RHETORIC AND REALITY

 

"Where, after three weeks of messy bloodshed, do the military rulers of Pakistan now stand? Superficially they prosper. Bangla Desh's roving bands of "liberation fighters" have never and will never cope with the Pakistani Army in force. That force is being deployed to flatten urban resistance. Yahya Khan will soon have most cities and towns on a tight rein. He will also have all the Chinese spare parts overflying rights, and hire purchase rhetoric he can take. For the moment, the Awami League "miscreants" are dead, incarceratea or neg­ligible.   Pakistan is cowed,        but united.

 

"Yet, the true balance sheet is very different. Perhaps (ideally, and even at some cost) Pakistan is better together than apart. Perhaps continual martial law can maintain that state and, as famine saps revolt, bring smouldering ser­vility.
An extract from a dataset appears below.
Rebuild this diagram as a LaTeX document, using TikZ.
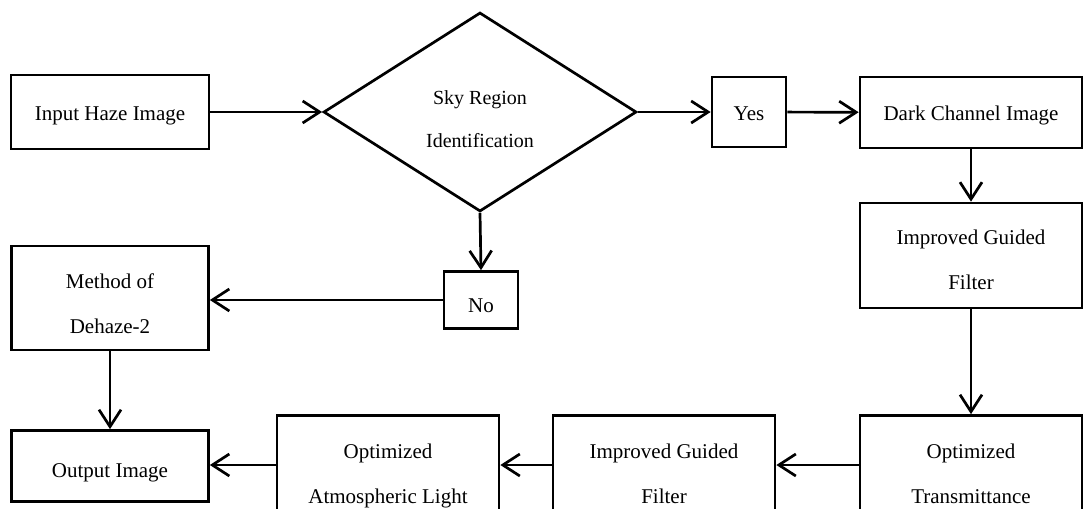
\documentclass[tikz,border=0pt]{standalone}
\usepackage{fontspec}
\setmainfont{Liberation Serif}
\usetikzlibrary{shapes.geometric,arrows.meta}

% centred block of lines, optionally set a little below the middle of its box
\newcommand\cellbox[2][2pt]{\raisebox{-#1}[\height][\depth]{\begin{tabular}{@{}c@{}}#2\end{tabular}}}

\begin{document}
\begin{tikzpicture}[x=1pt,y=-1pt,
  box/.style={draw, line width=2.7pt, rectangle, inner sep=0pt,
    font=\fontsize{21}{45}\selectfont},
  decision/.style={draw, line width=2.7pt, diamond, aspect=1.573,
    inner sep=0pt, minimum width=313pt, minimum height=199pt,
    font=\fontsize{20}{43}\selectfont},
  flow/.style={line width=2.7pt, -{Straight Barb[length=17pt,width=22pt]}}
]
\useasboundingbox (0,0) rectangle (1085,509);
\clip (0,0) rectangle (1085,509);

% top row
\node[box, minimum width=198pt, minimum height=74pt] (in) at (110,112) {\cellbox[-1pt]{Input Haze Image}};
\node[decision] (dec) at (480,112) {\cellbox[5pt]{Sky Region\\Identification}};
\node[box, minimum width=74pt, minimum height=70pt] (yes) at (749,112) {\cellbox[-1pt]{Yes}};
\node[box, minimum width=222pt, minimum height=71pt] (dark) at (971,112.5) {\cellbox[-1pt]{Dark Channel Image}};

% right column and middle row
\node[box, minimum width=222pt, minimum height=105pt] (igfa) at (971,255.5) {\cellbox{Improved Guided\\Filter}};
\node[box, minimum width=74pt, minimum height=57pt] (no) at (481,300) {\cellbox[3pt]{No}};
\node[box, minimum width=197pt, minimum height=104pt] (meth) at (110,298) {\cellbox[4pt]{Method of\\Dehaze-2}};

% bottom row
\node[box, minimum width=197pt, minimum height=71pt] (out) at (110,466) {\cellbox{Output Image}};
\node[box, minimum width=222pt, minimum height=105pt] (oal) at (388,468) {\cellbox[4pt]{Optimized\\Atmospheric Light}};
\node[box, minimum width=222pt, minimum height=105pt] (igfb) at (664,468) {\cellbox[4pt]{Improved Guided\\Filter}};
\node[box, minimum width=222pt, minimum height=105pt] (otr) at (971,468) {\cellbox[4pt]{Optimized\\Transmittance}};

% connectors
\draw[flow] (in) -- (dec);
\draw[flow] (dec) -- (yes);
\draw[flow] (yes) -- (dark);
\draw[flow] (dark) -- (igfa);
\draw[flow] (igfa) -- (otr);
\draw[flow] (dec.south) -- (no.north);
\draw[flow] (no.west) -- (meth.east |- no.west);
\draw[flow] (meth) -- (out);
\draw[flow] (otr.west |- 0,465) -- (igfb.east |- 0,465);
\draw[flow] (igfb.west |- 0,465) -- (oal.east |- 0,465);
\draw[flow] (oal.west |- 0,465) -- (out.east |- 0,465);
\end{tikzpicture}
\end{document}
But Yahya must be forced to take a wider view. May be a co-ordinated Bengali resistance movement will need years to organise, but in the meantime Bengalis will remain one of the most populous people on earth, always simmering in crowds, always ready to overwhelm and slaughter patrols or lone Punjabi soldiers. The province which-head for head-provides a majority of Pakistanis will have to be held down by tanks and planes and large concentrations of troops for as long as any prophet can see. There is no decent hope of passing the buck to some civilian regime, since virtually every civilian politicians - bar the ancient, sickly Nurul Amin - was obliterated at the polls last December. Collaborators with Islamabad will have no democratic justification; they will not be able to appear in public without peril.

 

"The Eastern prospect, in short, is long, weary gloom-economic stagnation,, starvation, murders, the slow growth of extremism. Even Chinese friendship has a touch of poison in the embrace. Peking may care little if Maoist Ben­galis like Maulana Bhasani find themselves at the wrong end of Yahya's bayonets: anything to worst the pro-American Sheikh Mujib. But once the Awami League is defunct and East Pakistan is given over to wild men of rebellion, then only the most stupid of generals will be surprised to find Chinese arms in every guerilla cache. And in the West there lies bleakness too. Mr. Bhutto may rejoice at army action today; but he will not rejoice long if it keeps him from the power he won at the ballot box. Pakistan is a nation in hock to the World Bank and to the aid-givers of the world: They are already turning away, gorged on brutality Pakistani defence policy (and the whole existence of the generals) rests on confrontation with India over Kashmir. Pakistan alleges that India holds the Pakistani loving Kashmiris in check by steely repression. It is the most ludicrous of cases now, as the junta of Islamabad openly exer­cises just such repression on 75 million bonafide Pakistanis. The United Nations will surely collapse in bitter laughter if Kashmir comes up again. The issue is as dead as the students of Dacca University.

 

"Nobody can tell precisely what Yahya's strategists whispered in his ear three weeks ago. Nobody can tell, but anyone can deduce. They appear to have thought that cutting off the head would kill Bengali nationalism: precisely the reverse. They appear to have forgotten about world opinion. They appear, most insanely of all, to have ruled India out of the military calculations, so that the uncontrolled border and aid seeping in has them as much by the throat as proliferatin- diplomatic complications. To reiterate: the Bangla Desh affair is not a second Biafra or the fruits of more interminable wrangling between Delhi and Rawalpindi. It arose simply when a well conducted, peaceful election pro­duced a result the army could not stand. Sheikh Mujib himself has not, in any certain sence declared Benglai independence. He was not asking essentially for more than the programme he legally fought and won the election on. Of course there are shades of grey; of course, responsibility for the carnage is shared. But influential and intelligent Pakistanis in the west can stop that carnage to­morrow if they add up the balance sheet aright and put their soldiers in eco­nomic chains. This is not a Sino-Soviet slanging match about Marxist techni­calities. It is, at root, a simple matter; of freedom, of morality, and of humanity".